UK-Europe pipeline: enhanced capacity requires enhanced legislation

On the back of UK energy minister Malcolm Wicks' admission that the Interconnector pipeline "is not working properly", the Energy Intensive Users Group has called for the UK operator to be given control of spare capacity. However, shipper failure to maximize imports at a time of record high prices is more a result of impotent legislation than player manipulation.

Expanding the Anglo-Belgian Interconnector's import capacity in November 2005 was a key buttress underpinning Britain's attempts to address its tightest winter supply scenario in living memory. National Grid (NG) itself forecast the pipe would have been importing at an average of 42 million cubic meters per day (mcm/d) until March 2006. However, despite UK day-ahead prices hitting 170p/therm, the pipeline has imported just 15 mcm/d since October - less than one third of capacity. As result of this situation energy users want NG to be assigned the authority to utilize all vacant capacity on the major supply line.

Proponents for mandatory NG intervention can legitimately question the economics behind low pipeline import rates. The Zeebrugge spot contract tracked the National Balancing Point (NBP) at an average discount of 0.14p/therm in the first 11 months of 2005. During the same period, comparisons between Zeebrugge and the Dutch TTF hub showed spot gas in Holland was on average 5p/therm cheaper than in neighboring Belgium. Given the potential for arbitrage gains, end-users rightly want to establish why more gas is not being made available at Zeebrugge - via the Netherlands and Germany - for export to the even higher priced UK market.

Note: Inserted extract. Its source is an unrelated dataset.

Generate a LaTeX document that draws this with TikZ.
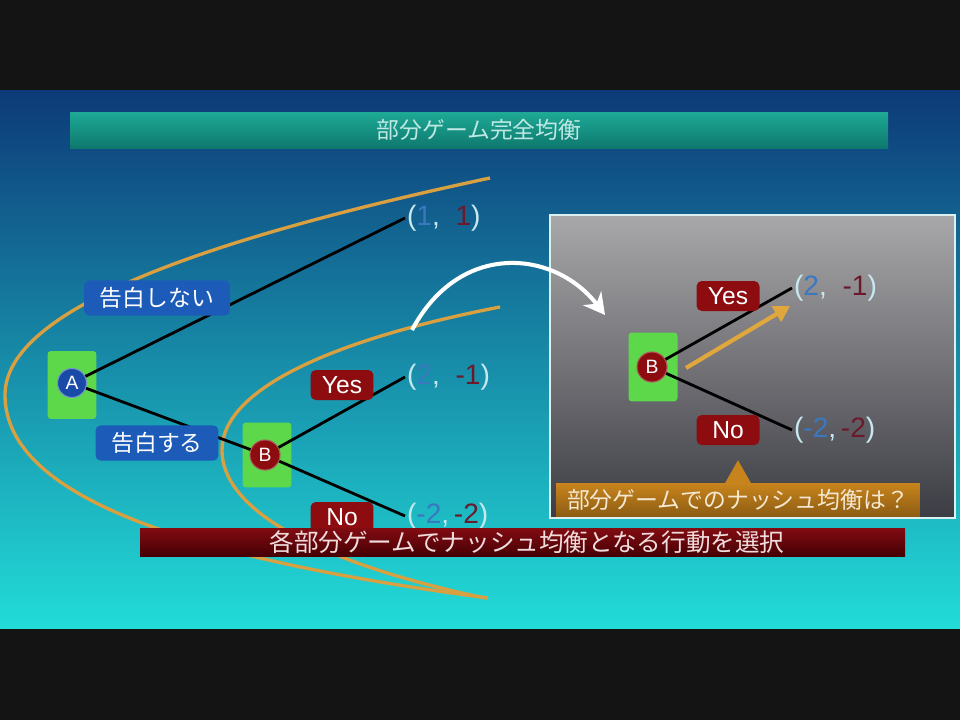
\documentclass[tikz,border=0pt]{standalone}
\usepackage{fontspec}
\setmainfont{Liberation Sans}
\newfontfamily\jp{Noto Sans CJK JP}
\usepackage{xcolor}
\usepackage{tikz}
\usetikzlibrary{arrows,arrows.meta,calc,positioning}

\definecolor{slidetop}{HTML}{0D3A78}
\definecolor{slidemid}{HTML}{157AA6}
\definecolor{slidebot}{HTML}{22DCD8}
\definecolor{titletop}{HTML}{1EAA96}
\definecolor{titlebot}{HTML}{0E786E}
\definecolor{titletext}{HTML}{BEE8E4}
\definecolor{bartop}{HTML}{820C12}
\definecolor{barbot}{HTML}{460004}
\definecolor{bartext}{HTML}{F0DCDC}
\definecolor{insettop}{HTML}{A8A8AA}
\definecolor{insetbot}{HTML}{3C3C44}
\definecolor{insetrim}{HTML}{DCF0F0}
\definecolor{nodegreen}{HTML}{5CD84A}
\definecolor{ablue}{HTML}{1A4AA8}
\definecolor{mblue}{HTML}{1C5CB8}
\definecolor{bred}{HTML}{8C0C10}
\definecolor{zonecol}{HTML}{D8A040}
\definecolor{bestcol}{HTML}{E0A83C}
\definecolor{pa}{HTML}{3A78C0}
\definecolor{pb}{HTML}{6A1A2A}
\definecolor{parcol}{HTML}{C8E8F0}
\definecolor{hintcol}{HTML}{C8841C}
\definecolor{hinttext}{HTML}{F5E8D2}

\tikzset{
  pick/.style={rectangle, rounded corners=2pt, fill=nodegreen, minimum width=0.98cm, minimum height=1.32cm},
  pA/.style={circle, fill=ablue, draw=ablue!60!white, line width=0.6pt, text=white, minimum size=0.58cm, inner sep=0pt, font=\fontsize{11}{12}\selectfont},
  pB/.style={circle, fill=bred, draw=bred!70!white, line width=0.6pt, text=white, minimum size=0.6cm, inner sep=0pt, font=\fontsize{11}{12}\selectfont},
  move/.style={rectangle, rounded corners=3pt, fill=mblue, text=white, minimum height=0.6cm, inner xsep=9pt, inner ysep=4pt, font=\jp\fontsize{13}{14}\selectfont},
  yesno/.style={rectangle, rounded corners=3pt, fill=bred, text=white, minimum width=1.26cm, minimum height=0.6cm, inner sep=0pt, font=\fontsize{14}{15}\selectfont},
  payoff/.style={anchor=west, inner sep=1pt, text=parcol, font=\fontsize{16}{18}\selectfont},
  branch/.style={line width=1.6pt, black},
  zone/.style={line width=1.9pt, zonecol},
}

\begin{document}
\begin{tikzpicture}[x=0.02cm, y=-0.02cm]
\useasboundingbox (0,0) rectangle (960,720);
% slide
\fill[black!92] (0,0) rectangle (960,720);
\shade[top color=slidetop, middle color=slidemid, bottom color=slidebot] (0,90) rectangle (960,628);
% title
\shade[top color=titletop, bottom color=titlebot] (70,112) rectangle (888,148);
\node[text=titletext, font=\jp\fontsize{13}{14}\selectfont] (title) at (479,130) {部分ゲーム完全均衡};
% subgames
\draw[zone] (490,178) .. controls (200,240) and (5,310) .. (5,395) .. controls (5,500) and (200,560) .. (488,598);
\draw[zone] (500,307) .. controls (330,340) and (222,390) .. (222,450) .. controls (222,520) and (350,570) .. (485,598);
% tree
\node[pick, minimum height=1.36cm] (Abox) at (72,385) {};
\node[pA] (A) at (72,383) {A};
\node[pick, minimum height=1.3cm] (Bmbox) at (267,455) {};
\node[pB] (Bm) at (265,455) {B};
\node[payoff] (p1) at (405,218) {(\textcolor{pa}{1},\ \ \textcolor{pb}{1})};
\node[payoff] (p2) at (405,377) {(\textcolor{pa}{2},\ \ \textcolor{pb}{-1})};
\node[payoff] (p3) at (405,516) {(\textcolor{pa}{-2},\,\textcolor{pb}{-2})};
\draw[branch] (A) -- (p1.west);
\draw[branch] (A) -- (Bm);
\draw[branch] (Bm) -- (p2.west);
\draw[branch] (Bm) -- (p3.west);
\node[move] (notell) at (157,298) {告白しない};
\node[move] (tell) at (157,443) {告白する};
\node[yesno] (yes1) at (342,385) {Yes};
\node[yesno] (no1) at (342,517) {No};
% summary bar
\shade[top color=bartop, bottom color=barbot] (140,528) rectangle (905,556);
\node[text=bartext, font=\jp\fontsize{14}{15}\selectfont] (summary) at (527,542) {各部分ゲームでナッシュ均衡となる行動を選択};
% inset
\shade[top color=insettop, bottom color=insetbot] (550,215) rectangle (955,518);
\draw[line width=1.6pt, insetrim] (550,215) rectangle (955,518);
\node[pick, minimum height=1.38cm] (Bibox) at (653,367) {};
\node[pB] (Bi) at (652,367) {B};
\node[payoff] (q1) at (792,288) {(\textcolor{pa}{2},\ \ \textcolor{pb}{-1})};
\node[payoff] (q2) at (792,430) {(\textcolor{pa}{-2},\,\textcolor{pb}{-2})};
\draw[branch] (Bi) -- (q1.west);
\draw[branch] (Bi) -- (q2.west);
\node[yesno] (yes2) at (728,296) {Yes};
\node[yesno] (no2) at (728,430) {No};
\coordinate (ofrom) at (686,368);
\coordinate (oto) at (790,306);
\draw[line width=2.4pt, bestcol, -{Triangle[length=9pt,width=10pt]}] (ofrom) -- (oto);
% hint
\node[rectangle, minimum width=7.28cm, minimum height=0.66cm, inner sep=0pt, top color=hintcol, bottom color=hintcol!70!black, text=hinttext, font=\jp\fontsize{13}{14}\selectfont] (hint) at (738,500) {部分ゲームでのナッシュ均衡は？};
\fill[hintcol] ([xshift=-0.26cm]hint.north) -- ([yshift=0.46cm]hint.north) -- ([xshift=0.26cm]hint.north) -- cycle;
% jump
\coordinate (wfrom) at (412,330);
\coordinate (wto) at (605,315);
\draw[white, line width=2.3pt, -{Stealth[length=12pt,width=13pt]}] (wfrom) .. controls (460,240) and (555,250) .. (wto);
\end{tikzpicture}
\end{document}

However, Interconnector shareholders, who control 100% of capacity until 2018, argue that network constraints on the continent undermine their physical ability to guarantee spot deliveries at Zeebrugge, regardless of the price benefits. This brings into question whether NG could actually secure increased volumes should they gain mandatory access to spare capacity.

Herein lies the real issue. Ineffective legislation on both sides of the Channel appears not to be persuading the pipe's owners - a number of whom have production interests in the North Sea - to ship more gas to Britain. EU Directives to promote effective third party access to networks are not working as intended and bottlenecks remain.

Meanwhile in the UK, Ofgem is relatively toothless given the DTI's mandate to regulate offshore activity. Ultimately, enhanced Interconnector capacity has not translated into increased volumes because Europe's leading gas players are not properly incentivized to value UK security of supply above their incumbent continental markets.